Roosevelt never responded to the queries. Those Democratic Party operatives who did argued that electing Roosevelt over Hoover was far more important than FDR’s questionable attitude toward black self-government. Donald Richberg, a manager of FDR’s campaign in Chicago, wrote: “If any voter is going to choose between Hoover and Roosevelt on the basis of their respective views concerning Haiti, such a voter is beyond the reach of any process of reasoning which I understand.”2 As he said even more plainly in subsequent correspondence to NAACP Secretary Walter White, “No intelligent voter would choose between Hoover and Roosevelt because of the views of one or the other concerning Haiti.” 3

It’s hard to know just how well the GOP’s strategy worked in 1932. Hoover’s political missteps and the faltering U.S. economy brought Roosevelt 60 percent of the popular vote and almost 90 percent of electoral votes. Still, less than 25 percent of African-American voters supported Roosevelt. Haiti was not the only reason, to be sure. However, it is clear that the Roosevelt campaign greatly underestimated African Americans’ interest in Haitian affairs. At the time of Roosevelt’s initial remarks in 1920, James Weldon Johnson wrote a four-part piece for The Nation magazine detailing the harsh conditions in the occupied territory (though never criticizing Roosevelt directly). That same year, Eugene O’Neil’s play, The Emperor Jones, later starring Paul Robeson, offered Americans the first notable artistic rendering of the U.S. occupation of Haiti. African-American visual artists, including Jacob Lawrence and Aaron Douglas, followed up on these efforts in the late 1920s and early 1930s, offering dramatic renditions of Haitian everyday life and of the heroism shown during the establishment of Haitian independence in 1804. Not unlike racist whites, it seemed, many African Americans interpreted the situation in Haiti as a referendum on black political ability writ large and the value of black life in the eyes of American politicians in particular.

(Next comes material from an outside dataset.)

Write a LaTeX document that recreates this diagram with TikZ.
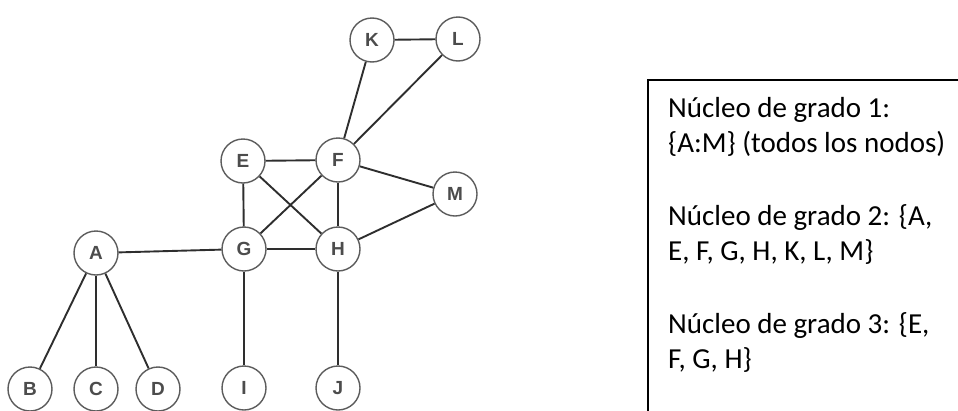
\documentclass[tikz,border=0pt]{standalone}
\usepackage{fontspec}
\setmainfont{Carlito}
\newfontfamily\vertexfont{Liberation Sans}
\definecolor{ringgray}{HTML}{5C5C5C}
\definecolor{edgegray}{HTML}{2E2E2E}
\tikzstyle{vertex}=[circle, draw=ringgray, fill=white, line width=1.4pt, minimum size=44pt, inner sep=0pt, text=black!70, font={\vertexfont\bfseries\fontsize{19}{19}\selectfont}]
\tikzstyle{link}=[draw=edgegray, line width=1.9pt]
\tikzstyle{frame}=[draw=black, line width=1.5pt, minimum width=360pt, minimum height=380pt, inner sep=0pt]
\tikzstyle{notes}=[align=left, inner sep=0pt, font={\fontsize{29}{35}\selectfont}]

\begin{document}
\begin{tikzpicture}[x=1pt, y=-1pt]

    \useasboundingbox (0,0) rectangle (958,410);
    \clip (0,0) rectangle (958,410);

    % the graph
    \node[vertex] (k) at (372, 40) {K};
    \node[vertex] (l) at (458, 39) {L};
    \node[vertex] (e) at (243,161) {E};
    \node[vertex] (f) at (338,160) {F};
    \node[vertex] (m) at (455,194) {M};
    \node[vertex] (a) at ( 96,253) {A};
    \node[vertex] (g) at (244,249) {G};
    \node[vertex] (h) at (338,249) {H};
    \node[vertex] (b) at ( 30,389) {B};
    \node[vertex] (c) at ( 96,389) {C};
    \node[vertex] (d) at (158,389) {D};
    \node[vertex] (i) at (244,388) {I};
    \node[vertex] (j) at (338,388) {J};

    \draw[link] (k) -- (l);
    \draw[link] (k) -- (f);
    \draw[link] (l) -- (f);
    \draw[link] (e) -- (f);
    \draw[link] (e) -- (g);
    \draw[link] (e) -- (h);
    \draw[link] (f) -- (g);
    \draw[link] (f) -- (h);
    \draw[link] (f) -- (m);
    \draw[link] (m) -- (h);
    \draw[link] (a) -- (g);
    \draw[link] (g) -- (h);
    \draw[link] (a) -- (b);
    \draw[link] (a) -- (c);
    \draw[link] (a) -- (d);
    \draw[link] (g) -- (i);
    \draw[link] (h) -- (j);

    % cores box
    \node[frame, anchor=north west] (box) at (647,79) {};
    \node[notes, anchor=north west] (cores) at (668,97) {%
        Núcleo de grado 1:\\
        \{A:M\} (todos los nodos)\\[38pt]
        Núcleo de grado 2: \{A,\\
        E, F, G, H, K, L, M\}\\[38pt]
        Núcleo de grado 3: \{E,\\
        F, G, H\}};

\end{tikzpicture}
\end{document}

It seems unlikely that today’s GOP would draw attention to anti-black violence to court black votes. As with the Black Lives Matters movement, however, the New Deal era saw pressure from organizers and activists influence policy even when it didn’t determine elections. After receiving dismal black support in 1932, the Roosevelt administration moved to make up ground among black voters, first through the efforts of Eleanor Roosevelt and her black allies, and then through appointing a number of black government officials. The Works Progress Administration, Civilian Conservation Corps, and National Youth Administration had also provided hundreds of thousands of African Americans with much-needed employment. Such support for African Americans was unprecedented, especially under Jim Crow. In 1934, Roosevelt took yet another step away from his historical associations with Woodrow Wilson, becoming the first U.S. President to visit Haiti. There, on July 6, he signed the agreement that authorized the withdrawal of American marines from the independent republic of Haiti.

Two years later, during Roosevelt’s 1936 reelection bid, targeted canvassing among black voters and the creation of a new “Good Neighbor” approach to Haiti and the wider Americas helped FDR garner over 70 percent of the black vote.

1.Ernest Gruening to President Franklin Roosevelt, Jan, 7, 1932, NAACP on Haiti, folder 001422-010-0830, January 1, 1932-January 31, 1932, Papers of the NAACP, Part 11, Special Subject Files, 1912-1939, Series B.

2. Donald Richberg (Democratic Party Operative) to Walter White, Oct. 3, 1932, NAACP on Haiti, folder 001422-011-0202, Sept 1, 1932-Oct 31, 1932, Papers of the NAACP, Part 11, Special Subject Files, 1912-1939, Series B.

3. Donald Richberg (Democratic Party Operative) to Walter White, Oct. 7, 1932, NAACP on Haiti, folder 001422-011-0202, Sept 1, 1932-Oct 31, 1932, Papers of the NAACP, Part 11, Special Subject Files, 1912-1939, Series B.